**Data listing**:
::::::::::
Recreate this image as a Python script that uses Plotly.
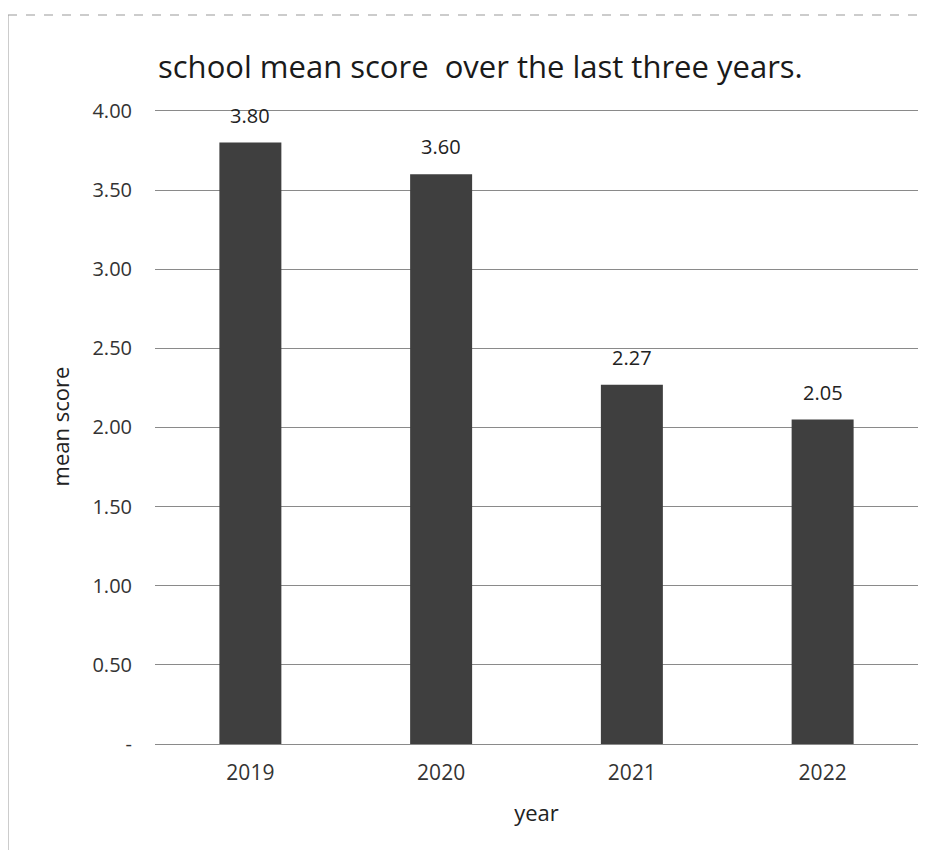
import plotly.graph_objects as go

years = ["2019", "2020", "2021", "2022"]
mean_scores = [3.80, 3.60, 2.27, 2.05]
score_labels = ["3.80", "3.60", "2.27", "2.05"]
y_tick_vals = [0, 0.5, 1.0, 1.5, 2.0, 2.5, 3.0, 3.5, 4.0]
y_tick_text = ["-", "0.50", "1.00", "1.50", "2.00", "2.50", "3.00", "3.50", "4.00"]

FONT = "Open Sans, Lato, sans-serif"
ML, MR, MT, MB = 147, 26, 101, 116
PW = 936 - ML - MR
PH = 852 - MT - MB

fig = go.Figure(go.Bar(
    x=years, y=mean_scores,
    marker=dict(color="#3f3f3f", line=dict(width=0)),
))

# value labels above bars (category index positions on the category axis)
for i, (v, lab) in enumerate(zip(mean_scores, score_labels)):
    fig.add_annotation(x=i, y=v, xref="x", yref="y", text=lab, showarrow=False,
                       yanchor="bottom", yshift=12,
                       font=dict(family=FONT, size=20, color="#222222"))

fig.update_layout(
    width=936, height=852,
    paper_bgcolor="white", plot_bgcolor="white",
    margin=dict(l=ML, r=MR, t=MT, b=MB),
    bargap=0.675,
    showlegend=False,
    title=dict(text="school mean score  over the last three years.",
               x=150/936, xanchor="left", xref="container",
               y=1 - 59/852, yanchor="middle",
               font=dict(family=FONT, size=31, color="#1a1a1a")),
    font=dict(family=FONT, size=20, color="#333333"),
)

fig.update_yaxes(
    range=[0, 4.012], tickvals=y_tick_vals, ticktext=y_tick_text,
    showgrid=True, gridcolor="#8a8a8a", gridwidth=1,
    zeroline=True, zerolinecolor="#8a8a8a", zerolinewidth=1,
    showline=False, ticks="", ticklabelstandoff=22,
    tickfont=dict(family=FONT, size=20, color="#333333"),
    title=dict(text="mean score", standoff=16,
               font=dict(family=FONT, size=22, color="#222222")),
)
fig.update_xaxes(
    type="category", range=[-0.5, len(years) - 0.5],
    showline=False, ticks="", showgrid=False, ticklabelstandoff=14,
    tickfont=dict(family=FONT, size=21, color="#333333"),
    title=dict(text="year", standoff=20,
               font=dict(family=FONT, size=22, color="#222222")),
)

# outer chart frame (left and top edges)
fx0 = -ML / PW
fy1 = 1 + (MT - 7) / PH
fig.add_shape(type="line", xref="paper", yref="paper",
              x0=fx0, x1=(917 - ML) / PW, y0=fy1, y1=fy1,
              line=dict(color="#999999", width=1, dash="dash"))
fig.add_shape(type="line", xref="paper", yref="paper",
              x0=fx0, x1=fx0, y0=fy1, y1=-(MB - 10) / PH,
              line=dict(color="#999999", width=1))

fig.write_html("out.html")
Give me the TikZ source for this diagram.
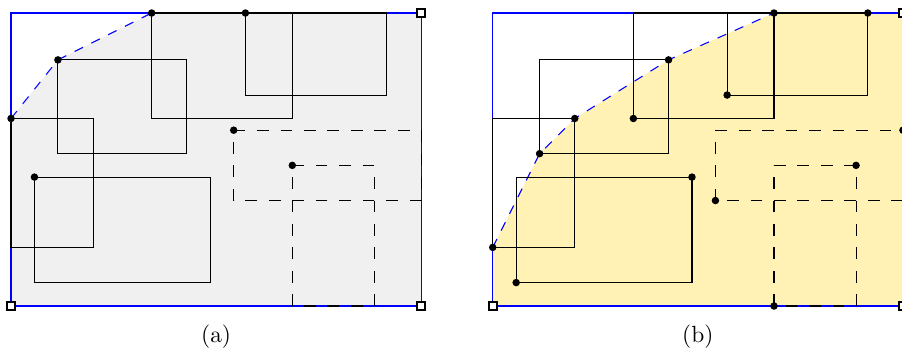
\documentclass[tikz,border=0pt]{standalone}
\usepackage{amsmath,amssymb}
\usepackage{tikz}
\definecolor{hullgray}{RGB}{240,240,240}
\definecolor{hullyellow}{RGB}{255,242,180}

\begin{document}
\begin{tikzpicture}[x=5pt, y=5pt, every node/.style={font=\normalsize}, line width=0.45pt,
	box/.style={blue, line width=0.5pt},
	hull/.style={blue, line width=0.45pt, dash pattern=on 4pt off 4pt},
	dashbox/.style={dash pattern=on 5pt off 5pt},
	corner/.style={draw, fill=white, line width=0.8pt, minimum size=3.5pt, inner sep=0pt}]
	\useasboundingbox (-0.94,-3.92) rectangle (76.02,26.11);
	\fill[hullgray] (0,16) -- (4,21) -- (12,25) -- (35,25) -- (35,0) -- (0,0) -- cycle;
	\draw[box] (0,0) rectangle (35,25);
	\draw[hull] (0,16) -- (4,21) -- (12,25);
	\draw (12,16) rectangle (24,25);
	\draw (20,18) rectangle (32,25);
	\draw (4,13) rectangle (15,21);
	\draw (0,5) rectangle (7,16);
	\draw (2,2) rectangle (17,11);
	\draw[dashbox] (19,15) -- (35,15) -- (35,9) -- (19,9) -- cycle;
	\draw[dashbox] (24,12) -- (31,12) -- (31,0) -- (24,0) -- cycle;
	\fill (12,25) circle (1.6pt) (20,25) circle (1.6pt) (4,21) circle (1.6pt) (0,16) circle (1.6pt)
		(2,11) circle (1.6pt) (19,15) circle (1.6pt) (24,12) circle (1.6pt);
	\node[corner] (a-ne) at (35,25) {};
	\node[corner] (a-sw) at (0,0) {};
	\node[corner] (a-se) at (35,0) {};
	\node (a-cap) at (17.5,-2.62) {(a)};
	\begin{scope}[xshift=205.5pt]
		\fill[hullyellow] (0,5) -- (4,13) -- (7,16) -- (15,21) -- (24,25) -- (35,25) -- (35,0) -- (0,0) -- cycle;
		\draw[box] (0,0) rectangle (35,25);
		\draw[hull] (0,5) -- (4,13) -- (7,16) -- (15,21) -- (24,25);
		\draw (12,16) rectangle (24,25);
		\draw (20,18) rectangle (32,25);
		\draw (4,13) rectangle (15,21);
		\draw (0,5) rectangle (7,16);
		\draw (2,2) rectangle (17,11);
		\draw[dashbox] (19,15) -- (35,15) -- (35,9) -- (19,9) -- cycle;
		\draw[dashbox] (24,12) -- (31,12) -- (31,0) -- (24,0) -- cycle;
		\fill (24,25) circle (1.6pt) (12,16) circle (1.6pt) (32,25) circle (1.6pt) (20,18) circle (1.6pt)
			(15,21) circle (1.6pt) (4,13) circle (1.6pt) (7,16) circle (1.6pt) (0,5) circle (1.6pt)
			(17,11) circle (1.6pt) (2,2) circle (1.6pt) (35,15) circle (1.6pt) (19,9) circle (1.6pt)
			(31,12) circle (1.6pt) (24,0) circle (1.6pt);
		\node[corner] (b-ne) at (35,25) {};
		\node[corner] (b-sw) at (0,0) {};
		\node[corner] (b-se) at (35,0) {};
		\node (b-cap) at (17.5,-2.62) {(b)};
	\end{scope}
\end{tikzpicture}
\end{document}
::::::::::
**The problem**: Word for word, quote the lines above. Omit the pictures.

**Exercise answer**:
Recreate this image as a Python script that uses Plotly.
import plotly.graph_objects as go

years = ["2019", "2020", "2021", "2022"]
mean_scores = [3.80, 3.60, 2.27, 2.05]
score_labels = ["3.80", "3.60", "2.27", "2.05"]
y_tick_vals = [0, 0.5, 1.0, 1.5, 2.0, 2.5, 3.0, 3.5, 4.0]
y_tick_text = ["-", "0.50", "1.00", "1.50", "2.00", "2.50", "3.00", "3.50", "4.00"]

FONT = "Open Sans, Lato, sans-serif"
ML, MR, MT, MB = 147, 26, 101, 116
PW = 936 - ML - MR
PH = 852 - MT - MB

fig = go.Figure(go.Bar(
    x=years, y=mean_scores,
    marker=dict(color="#3f3f3f", line=dict(width=0)),
))

# value labels above bars (category index positions on the category axis)
for i, (v, lab) in enumerate(zip(mean_scores, score_labels)):
    fig.add_annotation(x=i, y=v, xref="x", yref="y", text=lab, showarrow=False,
                       yanchor="bottom", yshift=12,
                       font=dict(family=FONT, size=20, color="#222222"))

fig.update_layout(
    width=936, height=852,
    paper_bgcolor="white", plot_bgcolor="white",
    margin=dict(l=ML, r=MR, t=MT, b=MB),
    bargap=0.675,
    showlegend=False,
    title=dict(text="school mean score  over the last three years.",
               x=150/936, xanchor="left", xref="container",
               y=1 - 59/852, yanchor="middle",
               font=dict(family=FONT, size=31, color="#1a1a1a")),
    font=dict(family=FONT, size=20, color="#333333"),
)

fig.update_yaxes(
    range=[0, 4.012], tickvals=y_tick_vals, ticktext=y_tick_text,
    showgrid=True, gridcolor="#8a8a8a", gridwidth=1,
    zeroline=True, zerolinecolor="#8a8a8a", zerolinewidth=1,
    showline=False, ticks="", ticklabelstandoff=22,
    tickfont=dict(family=FONT, size=20, color="#333333"),
    title=dict(text="mean score", standoff=16,
               font=dict(family=FONT, size=22, color="#222222")),
)
fig.update_xaxes(
    type="category", range=[-0.5, len(years) - 0.5],
    showline=False, ticks="", showgrid=False, ticklabelstandoff=14,
    tickfont=dict(family=FONT, size=21, color="#333333"),
    title=dict(text="year", standoff=20,
               font=dict(family=FONT, size=22, color="#222222")),
)

# outer chart frame (left and top edges)
fx0 = -ML / PW
fy1 = 1 + (MT - 7) / PH
fig.add_shape(type="line", xref="paper", yref="paper",
              x0=fx0, x1=(917 - ML) / PW, y0=fy1, y1=fy1,
              line=dict(color="#999999", width=1, dash="dash"))
fig.add_shape(type="line", xref="paper", yref="paper",
              x0=fx0, x1=fx0, y0=fy1, y1=-(MB - 10) / PH,
              line=dict(color="#999999", width=1))

fig.write_html("out.html")
Give me the TikZ source for this diagram.
\documentclass[tikz,border=0pt]{standalone}
\usepackage{amsmath,amssymb}
\usepackage{tikz}
\definecolor{hullgray}{RGB}{240,240,240}
\definecolor{hullyellow}{RGB}{255,242,180}

\begin{document}
\begin{tikzpicture}[x=5pt, y=5pt, every node/.style={font=\normalsize}, line width=0.45pt,
	box/.style={blue, line width=0.5pt},
	hull/.style={blue, line width=0.45pt, dash pattern=on 4pt off 4pt},
	dashbox/.style={dash pattern=on 5pt off 5pt},
	corner/.style={draw, fill=white, line width=0.8pt, minimum size=3.5pt, inner sep=0pt}]
	\useasboundingbox (-0.94,-3.92) rectangle (76.02,26.11);
	\fill[hullgray] (0,16) -- (4,21) -- (12,25) -- (35,25) -- (35,0) -- (0,0) -- cycle;
	\draw[box] (0,0) rectangle (35,25);
	\draw[hull] (0,16) -- (4,21) -- (12,25);
	\draw (12,16) rectangle (24,25);
	\draw (20,18) rectangle (32,25);
	\draw (4,13) rectangle (15,21);
	\draw (0,5) rectangle (7,16);
	\draw (2,2) rectangle (17,11);
	\draw[dashbox] (19,15) -- (35,15) -- (35,9) -- (19,9) -- cycle;
	\draw[dashbox] (24,12) -- (31,12) -- (31,0) -- (24,0) -- cycle;
	\fill (12,25) circle (1.6pt) (20,25) circle (1.6pt) (4,21) circle (1.6pt) (0,16) circle (1.6pt)
		(2,11) circle (1.6pt) (19,15) circle (1.6pt) (24,12) circle (1.6pt);
	\node[corner] (a-ne) at (35,25) {};
	\node[corner] (a-sw) at (0,0) {};
	\node[corner] (a-se) at (35,0) {};
	\node (a-cap) at (17.5,-2.62) {(a)};
	\begin{scope}[xshift=205.5pt]
		\fill[hullyellow] (0,5) -- (4,13) -- (7,16) -- (15,21) -- (24,25) -- (35,25) -- (35,0) -- (0,0) -- cycle;
		\draw[box] (0,0) rectangle (35,25);
		\draw[hull] (0,5) -- (4,13) -- (7,16) -- (15,21) -- (24,25);
		\draw (12,16) rectangle (24,25);
		\draw (20,18) rectangle (32,25);
		\draw (4,13) rectangle (15,21);
		\draw (0,5) rectangle (7,16);
		\draw (2,2) rectangle (17,11);
		\draw[dashbox] (19,15) -- (35,15) -- (35,9) -- (19,9) -- cycle;
		\draw[dashbox] (24,12) -- (31,12) -- (31,0) -- (24,0) -- cycle;
		\fill (24,25) circle (1.6pt) (12,16) circle (1.6pt) (32,25) circle (1.6pt) (20,18) circle (1.6pt)
			(15,21) circle (1.6pt) (4,13) circle (1.6pt) (7,16) circle (1.6pt) (0,5) circle (1.6pt)
			(17,11) circle (1.6pt) (2,2) circle (1.6pt) (35,15) circle (1.6pt) (19,9) circle (1.6pt)
			(31,12) circle (1.6pt) (24,0) circle (1.6pt);
		\node[corner] (b-ne) at (35,25) {};
		\node[corner] (b-sw) at (0,0) {};
		\node[corner] (b-se) at (35,0) {};
		\node (b-cap) at (17.5,-2.62) {(b)};
	\end{scope}
\end{tikzpicture}
\end{document}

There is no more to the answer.